If the setup procedure was successful, you should now be able to access content in your SD or RD storage from ALICE and move data back and forth. Here, we have collected a few examples for you to try out.

One of the first things that you might want to try is to list the top level file content of your SD or RD storage:

 [me@nodelogin01 ~]$ rclone ls --max-depth 1 RD:

If you want to list the content for your SD account, then you just have to replace "RD" with "SD"

Whenever you want to access your RD or SD storage, you have to use RD: or SD:

You could go ahead now and try to copy data to or from ALICE. It would be best to start with a single small file.
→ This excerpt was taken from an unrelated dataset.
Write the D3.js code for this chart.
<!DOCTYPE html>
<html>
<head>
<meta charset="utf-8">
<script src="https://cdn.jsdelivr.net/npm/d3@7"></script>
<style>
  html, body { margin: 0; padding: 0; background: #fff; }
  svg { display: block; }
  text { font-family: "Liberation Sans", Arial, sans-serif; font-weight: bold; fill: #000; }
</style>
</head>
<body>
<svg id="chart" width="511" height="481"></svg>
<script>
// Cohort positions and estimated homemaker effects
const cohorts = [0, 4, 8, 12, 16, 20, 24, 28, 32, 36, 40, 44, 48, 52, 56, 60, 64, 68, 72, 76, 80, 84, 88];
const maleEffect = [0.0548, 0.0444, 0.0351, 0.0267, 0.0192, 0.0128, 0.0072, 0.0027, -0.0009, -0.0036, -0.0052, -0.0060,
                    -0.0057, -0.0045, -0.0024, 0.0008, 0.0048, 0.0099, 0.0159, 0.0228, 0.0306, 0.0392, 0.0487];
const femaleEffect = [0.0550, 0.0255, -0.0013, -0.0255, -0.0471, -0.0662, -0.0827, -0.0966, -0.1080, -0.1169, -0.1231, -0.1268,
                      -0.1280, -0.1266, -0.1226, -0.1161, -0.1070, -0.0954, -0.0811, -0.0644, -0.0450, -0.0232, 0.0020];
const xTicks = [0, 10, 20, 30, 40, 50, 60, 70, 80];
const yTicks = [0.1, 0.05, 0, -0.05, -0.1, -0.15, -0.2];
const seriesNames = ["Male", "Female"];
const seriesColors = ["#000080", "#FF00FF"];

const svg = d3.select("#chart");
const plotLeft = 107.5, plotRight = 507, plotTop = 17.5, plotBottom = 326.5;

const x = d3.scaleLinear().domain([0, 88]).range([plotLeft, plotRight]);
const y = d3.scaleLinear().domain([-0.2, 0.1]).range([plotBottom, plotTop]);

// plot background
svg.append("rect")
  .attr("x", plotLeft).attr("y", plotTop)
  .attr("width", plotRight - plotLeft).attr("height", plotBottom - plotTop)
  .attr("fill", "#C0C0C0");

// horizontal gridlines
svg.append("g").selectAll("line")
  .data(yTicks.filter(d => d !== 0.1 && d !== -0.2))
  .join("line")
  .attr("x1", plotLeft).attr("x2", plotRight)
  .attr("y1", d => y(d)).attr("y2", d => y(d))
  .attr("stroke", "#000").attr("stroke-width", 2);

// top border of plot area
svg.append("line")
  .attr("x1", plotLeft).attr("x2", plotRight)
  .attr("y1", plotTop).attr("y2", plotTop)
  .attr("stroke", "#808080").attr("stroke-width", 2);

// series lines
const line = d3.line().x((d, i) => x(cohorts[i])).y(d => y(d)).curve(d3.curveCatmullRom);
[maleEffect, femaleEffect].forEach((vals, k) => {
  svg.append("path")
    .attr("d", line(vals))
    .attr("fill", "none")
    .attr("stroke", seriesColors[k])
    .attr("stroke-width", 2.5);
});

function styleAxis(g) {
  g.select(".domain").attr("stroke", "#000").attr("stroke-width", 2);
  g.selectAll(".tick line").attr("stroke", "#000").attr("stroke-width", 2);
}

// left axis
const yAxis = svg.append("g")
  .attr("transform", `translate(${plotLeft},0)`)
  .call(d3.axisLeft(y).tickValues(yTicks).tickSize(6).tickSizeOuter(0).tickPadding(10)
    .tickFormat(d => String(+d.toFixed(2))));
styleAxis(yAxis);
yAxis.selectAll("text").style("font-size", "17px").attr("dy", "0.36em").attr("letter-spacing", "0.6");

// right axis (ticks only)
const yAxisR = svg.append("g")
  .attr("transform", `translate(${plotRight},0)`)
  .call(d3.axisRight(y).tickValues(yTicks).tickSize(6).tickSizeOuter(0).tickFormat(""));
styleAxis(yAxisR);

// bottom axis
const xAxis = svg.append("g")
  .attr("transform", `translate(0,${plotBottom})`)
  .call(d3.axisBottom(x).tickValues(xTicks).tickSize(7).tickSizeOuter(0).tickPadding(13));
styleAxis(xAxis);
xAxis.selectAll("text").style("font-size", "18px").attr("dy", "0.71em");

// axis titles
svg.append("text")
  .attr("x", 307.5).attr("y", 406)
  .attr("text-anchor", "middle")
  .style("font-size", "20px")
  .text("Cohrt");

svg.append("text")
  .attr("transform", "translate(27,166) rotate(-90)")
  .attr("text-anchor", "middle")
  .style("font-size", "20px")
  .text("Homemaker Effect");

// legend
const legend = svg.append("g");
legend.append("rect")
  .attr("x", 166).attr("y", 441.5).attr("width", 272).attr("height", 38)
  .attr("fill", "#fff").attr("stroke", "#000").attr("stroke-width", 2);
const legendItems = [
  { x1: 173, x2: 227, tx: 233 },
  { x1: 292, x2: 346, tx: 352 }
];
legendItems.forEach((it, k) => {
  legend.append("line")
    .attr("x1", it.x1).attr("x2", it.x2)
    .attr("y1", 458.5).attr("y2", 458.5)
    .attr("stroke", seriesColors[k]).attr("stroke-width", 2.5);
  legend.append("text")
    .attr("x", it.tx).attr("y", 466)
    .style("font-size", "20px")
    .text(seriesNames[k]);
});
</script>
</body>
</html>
For example

 [me@nodelogin01 ~]$ rclone copy <my_local_file> RD:

or

 [me@nodelogin01 ~]$ rclone copy RD:<my_remote_file> ./

Best Practices

Rclone has a lot of options for improving the performance of your data transfer. We recommend to have a look at the ResearchDrive wiki linked above and the rclone documentation.
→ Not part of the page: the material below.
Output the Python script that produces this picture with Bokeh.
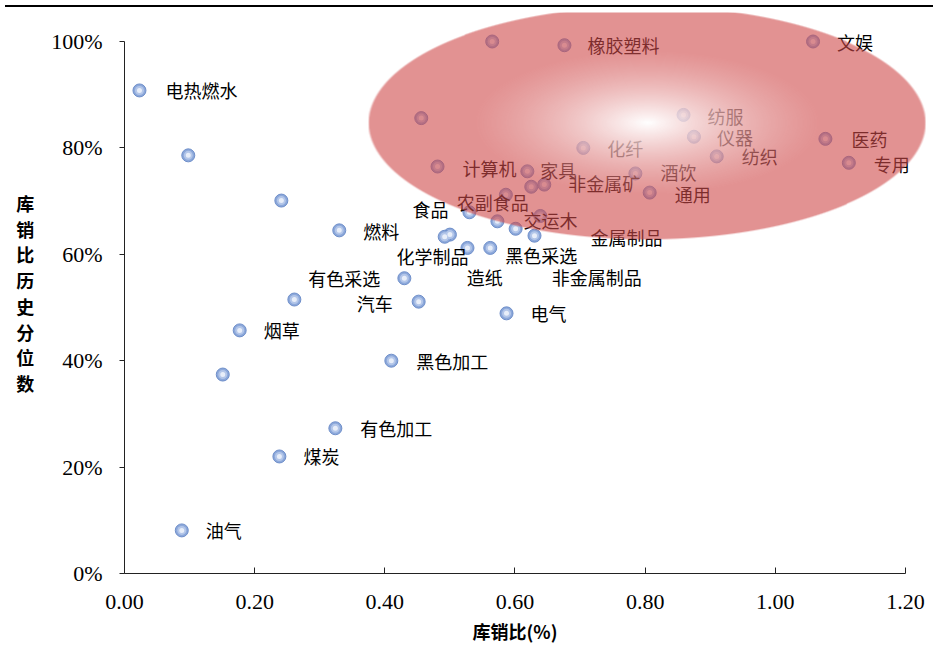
import numpy as np
from bokeh.plotting import figure
from bokeh.models import Range1d, ColumnDataSource, FixedTicker, NumeralTickFormatter, Div, Title
from bokeh.layouts import column
from bokeh.embed import file_html
from bokeh.resources import INLINE
from bokeh.core.properties import value

# ---------------- data ----------------
industries = ["电热燃水", "", "", "燃料", "有色采选", "", "汽车", "烟草", "", "黑色加工",
              "有色加工", "煤炭", "油气", "电气", "食品", "交运木", "非金属制品", "金属制品", "", "造纸",
              "化学制品", "黑色采选", "农副食品", "", "", "非金属矿", "家具", "计算机", "", "橡胶塑料",
              "", "化纤", "纺服", "仪器", "纺织", "酒饮", "通用", "文娱", "医药", "专用"]
stock_sales_ratio = [0.023, 0.098, 0.241, 0.330, 0.430, 0.261, 0.452, 0.177, 0.151, 0.410,
                     0.324, 0.238, 0.088, 0.587, 0.530, 0.573, 0.601, 0.630, 0.500, 0.492,
                     0.527, 0.562, 0.586, 0.639, 0.625, 0.645, 0.619, 0.481, 0.565, 0.676,
                     0.456, 0.705, 0.859, 0.875, 0.910, 0.785, 0.807, 1.058, 1.077, 1.113]
hist_percentile = [0.908, 0.786, 0.701, 0.645, 0.555, 0.515, 0.511, 0.457, 0.374, 0.400,
                   0.273, 0.220, 0.081, 0.489, 0.679, 0.662, 0.648, 0.635, 0.637, 0.633,
                   0.612, 0.612, 0.712, 0.672, 0.727, 0.731, 0.756, 0.765, 1.000, 0.993,
                   0.856, 0.800, 0.862, 0.821, 0.784, 0.752, 0.716, 1.000, 0.817, 0.772]
x_ticks = [0.0, 0.2, 0.4, 0.6, 0.8, 1.0, 1.2]
y_ticks = [0.0, 0.2, 0.4, 0.6, 0.8, 1.0]

# label placement (screen px offsets from each point) -- layout only
label_dx = [26, 0, 0, 24, -24, 0, -26, 24, 0, 25,
            25, 24, 24, 24, -21, 26, 36, 56, 0, 22,
            1, 15, -49, 0, 0, 24, 13, 25, 0, 23,
            0, 24, 24, 23, 25, 25, 25, 24, 26, 25]
label_dy = [0, 0, 0, 1, 0, 0, 1, 0, 0, 0,
            0, 0, 0, 0, -3, -1, 48, 1, 0, 40,
            8, 7, 7, 0, 0, -2, -1, 1, 0, 0,
            0, 0, 1, 0, 0, -1, 1, 0, 0, 1]
label_align = ["left", "", "", "left", "right", "", "right", "left", "", "left",
               "left", "left", "left", "left", "right", "left", "left", "left", "", "left",
               "right", "left", "left", "", "", "left", "left", "left", "", "left",
               "", "left", "left", "left", "left", "left", "left", "left", "left", "left"]

# ---------------- geometry / style ----------------
PX_PER_X = 650.8
PX_PER_Y = 532.0
FRAME_W, FRAME_H = 804, 561
X_END = FRAME_W / PX_PER_X
Y_END = FRAME_H / PX_PER_Y
ELL_CX, ELL_CY, ELL_W, ELL_H = 0.803, 0.847, 0.856, 0.438

p = figure(width=928, height=636, output_backend="svg", toolbar_location=None,
           x_range=Range1d(0, X_END), y_range=Range1d(0, Y_END),
           min_border_left=124, min_border_right=0, min_border_top=0,
           min_border_bottom=636 - FRAME_H)
p.outline_line_color = None
p.grid.visible = False
p.background_fill_color = "white"
p.border_fill_color = "white"

TICK_FONT = "Liberation Serif"
for ax in (p.xaxis[0], p.yaxis[0]):
    ax.axis_line_color = "#222222"
    ax.major_tick_line_color = "#222222"
    ax.minor_tick_line_color = None
    ax.major_label_text_font = TICK_FONT
    ax.major_label_text_font_size = "22px"
    ax.major_label_text_color = "black"
    ax.axis_label_text_font = "Noto Sans CJK SC"
    ax.axis_label_text_font_style = "bold"
    ax.axis_label_text_color = "black"

xa = p.xaxis[0]
xa.ticker = FixedTicker(ticks=x_ticks)
xa.formatter = NumeralTickFormatter(format="0.00")
xa.bounds = (0, 1.2)
xa.major_tick_in = 6
xa.major_tick_out = 0
xa.major_label_standoff = 21

ya = p.yaxis[0]
ya.ticker = FixedTicker(ticks=y_ticks)
ya.formatter = NumeralTickFormatter(format="0%")
ya.bounds = (0, 1.0)
ya.major_tick_in = 0
ya.major_tick_out = 5
ya.major_label_standoff = 17
ya.axis_label = "\n".join("库销比历史分位数")
ya.axis_label_text_font_size = "18px"
ya.axis_label_text_line_height = 0.99
ya.axis_label_standoff = 14
try:
    ya.axis_label_orientation = "horizontal"
except Exception:
    ya.axis_label = "库销比历史分位数"

x_title = Title(text="库销比(%)", align="left", offset=348, standoff=8,
                text_font="Noto Sans CJK SC", text_font_style="bold",
                text_font_size="18px", text_color="black")
p.add_layout(x_title, "below")

# ---------------- points ----------------
src = ColumnDataSource(dict(x=stock_sales_ratio, y=hist_percentile))
p.scatter("x", "y", source=src, size=13, fill_color="#8CA8DA", line_color="#6F8FCA", line_width=1)
p.scatter("x", "y", source=src, size=9, fill_color="#B3C6E9", line_color=None)
p.scatter("x", "y", source=src, size=5, fill_color="#E8EEF9", line_color=None)

# ---------------- labels ----------------
for al in ("left", "right"):
    ids = [i for i, a in enumerate(label_align) if a == al]
    lsrc = ColumnDataSource(dict(
        x=[stock_sales_ratio[i] for i in ids],
        y=[hist_percentile[i] for i in ids],
        t=[industries[i] for i in ids],
        dx=[label_dx[i] for i in ids],
        dy=[label_dy[i] for i in ids]))
    p.text("x", "y", text="t", source=lsrc, x_offset="dx", y_offset="dy",
           text_font=value("Noto Sans CJK SC"), text_font_size="18px",
           text_color="black", text_align=al, text_baseline="middle")

# ---------------- highlight ellipse (radial gradient, semi-transparent) ----------------
nx, ny = 560, 234
yy, xx = np.mgrid[0:ny, 0:nx]
u = (xx + 0.5) / nx * 2 - 1
v = (yy + 0.5) / ny * 2 - 1
r = np.sqrt(u * u + v * v)
t = np.clip(r / 0.62, 0, 1)
edge = np.array([207.0, 73.0, 73.0])
rgb = 255.0 * (1 - t)[..., None] + edge * t[..., None]
alpha = 0.88 * (1 - t) + 0.60 * t
alpha = alpha * np.clip((1 - r) * 117 + 0.5, 0, 1)
img = np.zeros((ny, nx), dtype=np.uint32)
view = img.view(dtype=np.uint8).reshape((ny, nx, 4))
view[..., 0] = np.round(rgb[..., 0]).astype(np.uint8)
view[..., 1] = np.round(rgb[..., 1]).astype(np.uint8)
view[..., 2] = np.round(rgb[..., 2]).astype(np.uint8)
view[..., 3] = np.round(alpha * 255).astype(np.uint8)
p.image_rgba(image=[img], x=ELL_CX - ELL_W / 2, y=ELL_CY - ELL_H / 2, dw=ELL_W, dh=ELL_H)

top_rule = Div(width=928, height=2, styles={"background-color": "#000000"})
layout = column(top_rule, p)

open("out.html", "w").write(file_html(layout, INLINE))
Here, we list some best practices for ALICE taking into account that rclone on ALICE is still experimental

  • Despite the recommendations on the ResearchDrive wiki, DO NOT increase the number of transfer beyond 8. This is because we still need to gather data on the impact of the number of transfers on the network for other users.
  • For ResearchDrive and SURFdrive, rclone is okay to be used for files up to 30GB. Above that it might get unstable. For files above 100GB in size, other methods have to be used to copy data to ResearchDrive and SURFdrive. Please consult the ResearchDrive and SURFdrive documentation.
  • Use the --timeout option when copying files setting it to 10m for each GB of the biggest file.
  • Always use the --use-cookies whenever you transfer files.